EXERCISE DIRECTIONS: Return all lines in the material below that contain "React".
- - - - - - -
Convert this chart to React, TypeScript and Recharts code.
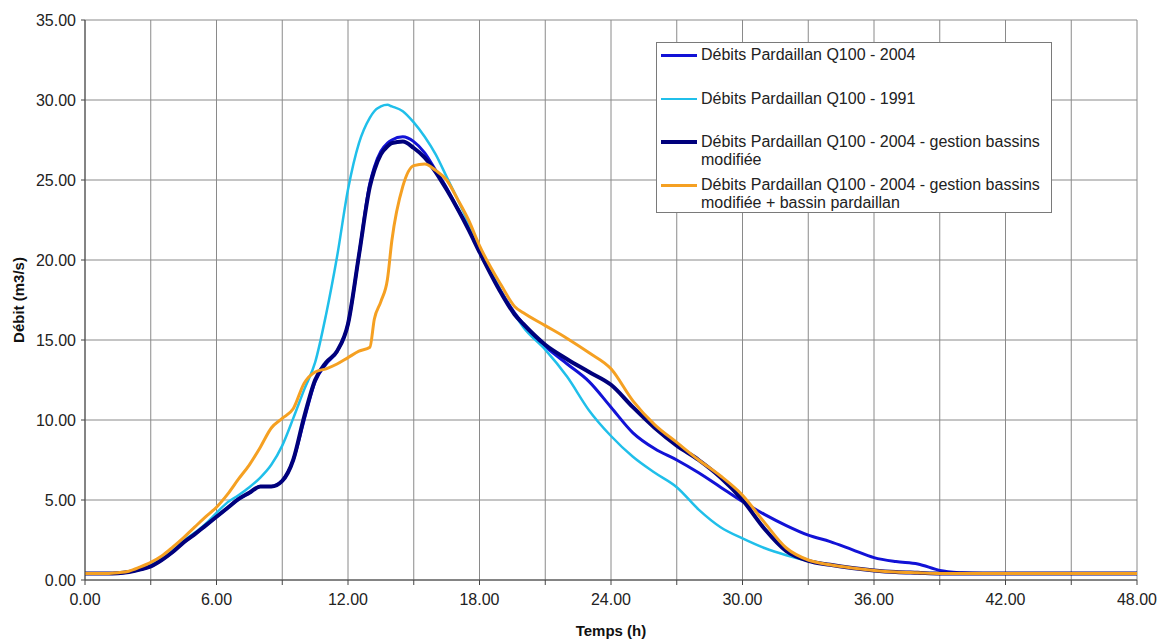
import React from 'react';
import { LineChart, Line, XAxis, YAxis, CartesianGrid, Legend, Label } from 'recharts';

// time axis (hours) shared by all series
const hours = [
  0, 1, 1.5, 2, 2.5, 3, 3.5, 4, 4.5, 5, 5.5, 6, 6.5, 7, 7.5, 8, 8.5, 9, 9.5, 10,
  10.5, 11, 11.5, 12, 12.5, 13, 13.2, 13.5, 13.8, 14, 14.5, 15, 15.5, 16, 16.5, 17, 17.5, 18,
  19, 19.6, 20, 21, 22, 23, 24, 25, 26, 27, 28, 29, 30, 31, 32, 33, 34, 35, 36, 37, 38, 39,
  40, 41, 42, 45, 48,
];

const q2004 = [
  0.4, 0.4, 0.42, 0.5, 0.65, 0.85, 1.25, 1.75, 2.35, 2.85, 3.4, 3.95, 4.5, 5.05, 5.45, 5.85, 5.85, 6.2, 7.5, 10.0,
  12.4, 13.5, 14.3, 16.0, 20.3, 24.8, 25.8, 26.8, 27.3, 27.5, 27.7, 27.4, 26.7, 25.6, 24.5, 23.2, 22.0, 20.6,
  18.0, 16.7, 16.0, 14.6, 13.5, 12.4, 10.8, 9.2, 8.2, 7.5, 6.7, 5.8, 4.9, 4.1, 3.4, 2.8, 2.4, 1.9, 1.4, 1.15, 1.0, 0.6,
  0.45, 0.4, 0.4, 0.4, 0.4,
];

const q1991 = [
  0.4, 0.4, 0.42, 0.5, 0.7, 0.95, 1.35, 1.85, 2.45, 2.95, 3.5, 4.2, 4.85, 5.3, 5.8, 6.4, 7.2, 8.4, 10.1, 11.9,
  13.6, 16.6, 20.2, 24.4, 27.3, 28.9, 29.3, 29.6, 29.7, 29.6, 29.3, 28.6, 27.7, 26.6, 25.2, 23.8, 22.3, 20.8,
  18.0, 16.6, 15.8, 14.4, 12.7, 10.6, 9.0, 7.7, 6.7, 5.8, 4.4, 3.3, 2.6, 2.0, 1.55, 1.2, 0.95, 0.75, 0.6, 0.5, 0.45, 0.4,
  0.4, 0.4, 0.4, 0.4, 0.4,
];

const qGestion = [
  0.4, 0.4, 0.42, 0.5, 0.65, 0.85, 1.25, 1.75, 2.35, 2.85, 3.4, 3.95, 4.5, 5.05, 5.45, 5.85, 5.85, 6.2, 7.5, 10.2,
  12.5, 13.6, 14.3, 16.0, 20.3, 24.6, 25.6, 26.6, 27.1, 27.3, 27.4, 27.0, 26.4, 25.5, 24.4, 23.2, 21.9, 20.5,
  17.9, 16.6, 16.0, 14.7, 13.8, 13.0, 12.2, 10.8, 9.5, 8.4, 7.5, 6.4, 5.0, 3.2, 1.8, 1.2, 0.95, 0.75, 0.6, 0.5, 0.45, 0.4,
  0.4, 0.4, 0.4, 0.4, 0.4,
];

const qBassin = [
  0.4, 0.4, 0.45, 0.55, 0.8, 1.1, 1.5, 2.05, 2.65, 3.3, 3.95, 4.55, 5.35, 6.3, 7.2, 8.3, 9.5, 10.1, 10.7, 12.3,
  13.0, 13.2, 13.5, 13.9, 14.3, 14.55, 16.3, 17.4, 18.8, 21.2, 24.6, 25.9, 26.0, 25.6, 25.0, 23.8, 22.5, 20.9,
  18.4, 17.1, 16.7, 15.9, 15.1, 14.2, 13.2, 11.2, 9.7, 8.6, 7.5, 6.5, 5.3, 3.6, 2.0, 1.25, 0.95, 0.75, 0.6, 0.5, 0.45, 0.4,
  0.4, 0.4, 0.4, 0.4, 0.4,
];

const xTicks = [0, 3, 6, 9, 12, 15, 18, 21, 24, 27, 30, 33, 36, 39, 42, 45, 48];
const yTicks = [0, 5, 10, 15, 20, 25, 30, 35];

const SERIES = [
  { key: 'q2004', name: 'Débits Pardaillan Q100 - 2004', color: '#1212d6', width: 3 },
  { key: 'q1991', name: 'Débits Pardaillan Q100 - 1991', color: '#20bfea', width: 2.5 },
  { key: 'qGestion', name: 'Débits Pardaillan Q100 - 2004 - gestion bassins modifiée', color: '#00007c', width: 4 },
  { key: 'qBassin', name: 'Débits Pardaillan Q100 - 2004 - gestion bassins modifiée + bassin pardaillan', color: '#f5a022', width: 3 },
];

const data = hours.map((h, i) => ({
  h,
  q2004: q2004[i],
  q1991: q1991[i],
  qGestion: qGestion[i],
  qBassin: qBassin[i],
}));

const FONT = '"Liberation Sans", Arial, sans-serif';

// legend rows: split labels the way the original wraps them
const legendLines: Record<string, string[]> = {
  q2004: ['Débits Pardaillan Q100 - 2004'],
  q1991: ['Débits Pardaillan Q100 - 1991'],
  qGestion: ['Débits Pardaillan Q100 - 2004 - gestion bassins', 'modifiée'],
  qBassin: ['Débits Pardaillan Q100 - 2004 - gestion bassins', 'modifiée + bassin pardaillan'],
};
const legendTops = [3, 47, 90, 133];

const LegendBox = () => (
  <div
    style={{
      position: 'relative',
      width: 396,
      height: 171,
      background: '#fff',
      border: '1px solid #7a7a7a',
      boxSizing: 'border-box',
      fontFamily: FONT,
      fontSize: 16,
      color: '#222',
    }}
  >
    {SERIES.map((s, i) => (
      <div key={s.key} style={{ position: 'absolute', left: 4, top: legendTops[i] }}>
        <div
          style={{
            position: 'absolute',
            left: 0,
            top: 9 - s.width / 2,
            width: 36,
            height: s.width,
            background: s.color,
          }}
        />
        <div style={{ marginLeft: 40, lineHeight: '18px', whiteSpace: 'nowrap' }}>
          {legendLines[s.key].map((t) => (
            <div key={t}>{t}</div>
          ))}
        </div>
      </div>
    ))}
  </div>
);

export default function App() {
  return (
    <div style={{ position: 'absolute', left: 0, top: 0, background: '#fff' }}>
      <LineChart width={1160} height={639} data={data} margin={{ top: 20, right: 23, bottom: 0, left: 0 }}>
        <CartesianGrid stroke="#8a8a8a" strokeWidth={1} />
        <XAxis
          dataKey="h"
          type="number"
          domain={[0, 48]}
          ticks={xTicks}
          interval={0}
          height={59}
          stroke="#444"
          tickSize={5}
          tickMargin={9}
          tick={{ fill: '#222', fontSize: 16, fontFamily: FONT }}
          tickFormatter={(v: number) => (v % 6 === 0 ? v.toFixed(2) : '')}
        >
          <Label
            value="Temps (h)"
            position="insideBottom"
            offset={3}
            style={{ fontFamily: FONT, fontSize: 15, fontWeight: 700, fill: '#111' }}
          />
        </XAxis>
        <YAxis
          type="number"
          domain={[0, 35]}
          ticks={yTicks}
          interval={0}
          width={85}
          stroke="#444"
          tickSize={4}
          tickMargin={5}
          tick={{ fill: '#222', fontSize: 16, fontFamily: FONT }}
          tickFormatter={(v: number) => v.toFixed(2)}
        >
          <Label
            value="Débit (m3/s)"
            angle={-90}
            position="insideLeft"
            offset={19}
            style={{ fontFamily: FONT, fontSize: 15, fontWeight: 700, fill: '#111', textAnchor: 'middle' }}
          />
        </YAxis>
        <Legend
          layout="vertical"
          align="center"
          verticalAlign="middle"
          wrapperStyle={{ left: 656, top: 42, width: 396, height: 171 }}
          content={() => <LegendBox />}
        />
        {SERIES.map((s) => (
          <Line
            key={s.key}
            type="monotone"
            dataKey={s.key}
            name={s.name}
            stroke={s.color}
            strokeWidth={s.width}
            dot={false}
            activeDot={false}
            isAnimationActive={false}
          />
        ))}
      </LineChart>
    </div>
  );
}
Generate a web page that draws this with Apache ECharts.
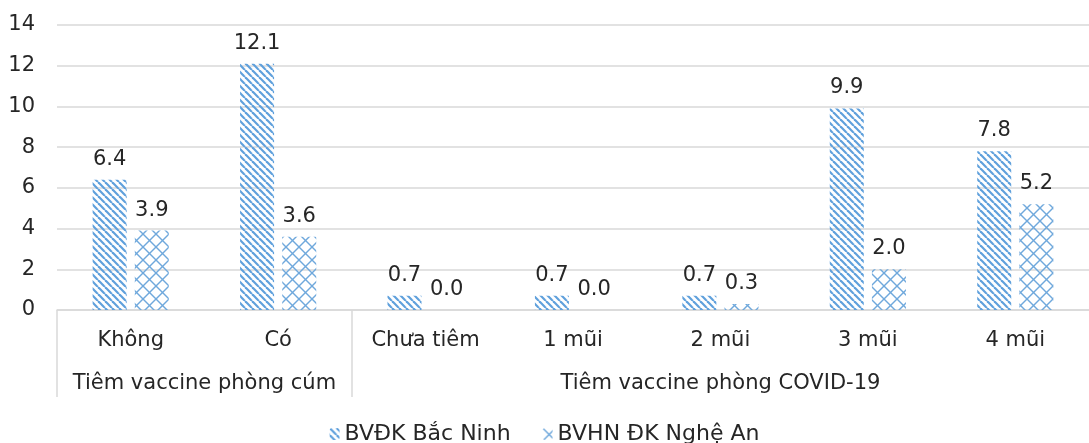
- - - - - - -
EXERCISE SOLUTION:
Convert this chart to React, TypeScript and Recharts code.
import React from 'react';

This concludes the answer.